Best Buy shares fall as growth predictions dip
Best Buy Co. is the latest retailer to be punished by investors even as its quarterly results outpaced projections.
Shares of the electronics retailer fell as much as 8.4 percent on Tuesday, the most since Sept. 19, as the company starts to anticipate a period of slower growth following its recent success. Best Buy’s projections for profit in the current quarter also fell short of analysts’ estimates.
“The challenge for the company, in our view, is to maintain the strong top-line results as comparisons become more difficult, especially since the stock has already re-rated meaningfully over the past year,” Scot Ciccarelli, an analyst with RBC Capital Markets, said in a research note on Tuesday. The value of Best Buy’s stock had increased by about 19 percent this year through Monday’s close.

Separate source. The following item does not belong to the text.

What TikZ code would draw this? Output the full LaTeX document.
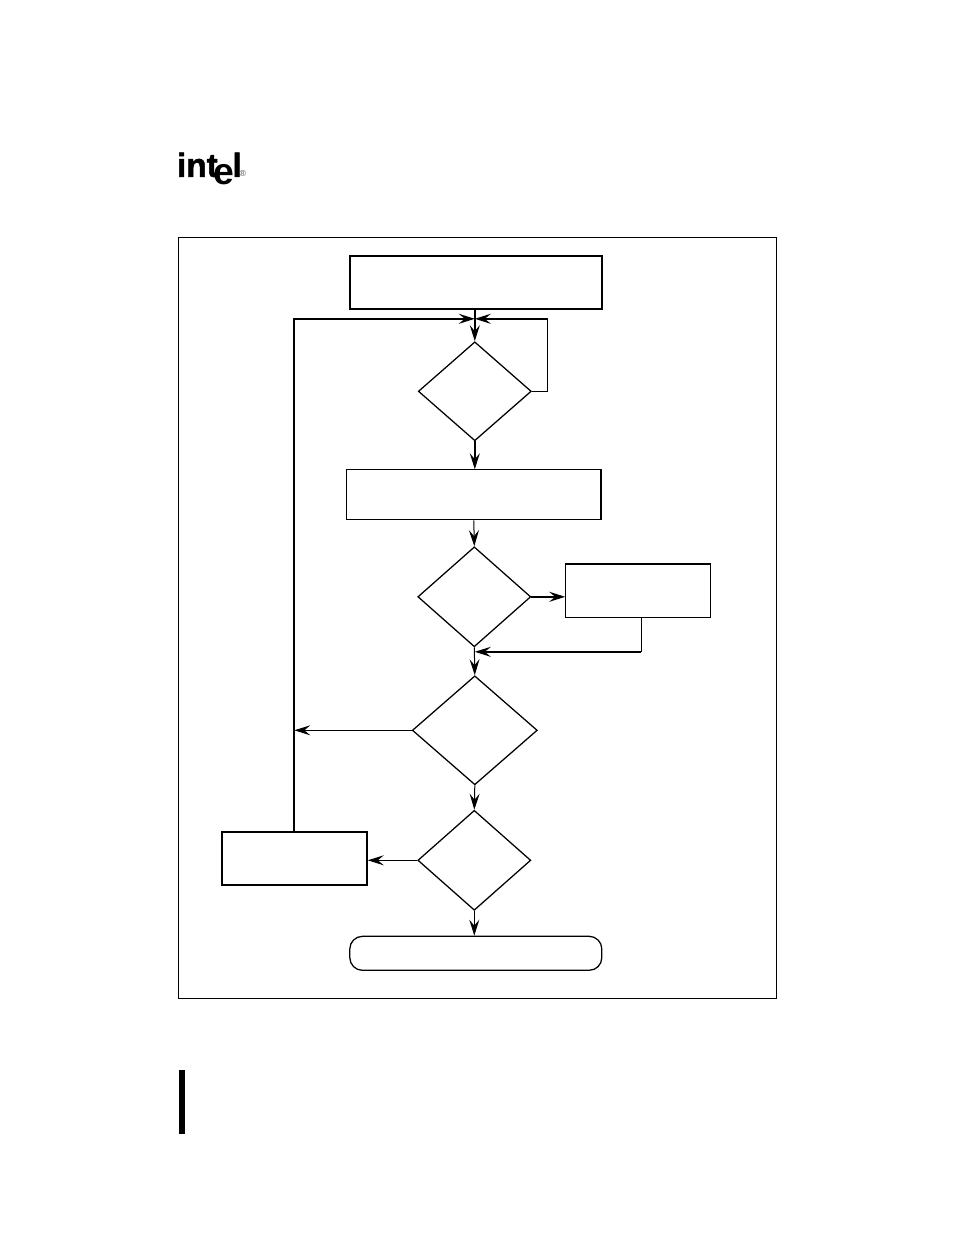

While it’s been a solid summer for retail, with large chains’ sales buoyed by brisk economic growth, tax cuts and easing gas prices, results at companies like Best Buy and Macy’s show that Wall Street sees the pendulum at risk of swinging back again. Best Buy’s second-quarter profit, revenue and comparable-sales all outperformed estimates — but investors zeroed in on the company’s conservative projections.
Earnings will be 79 cents to 84 cents in the third quarter, excluding some items, the electronics retailer said Tuesday, trailing the 91-cent average of analysts’ estimates. The retailer also predicted slowing growth in same-store sales for the period.
The retailer expects a samestore sales increase of 2.5 percent to 3.5 percent this quarter.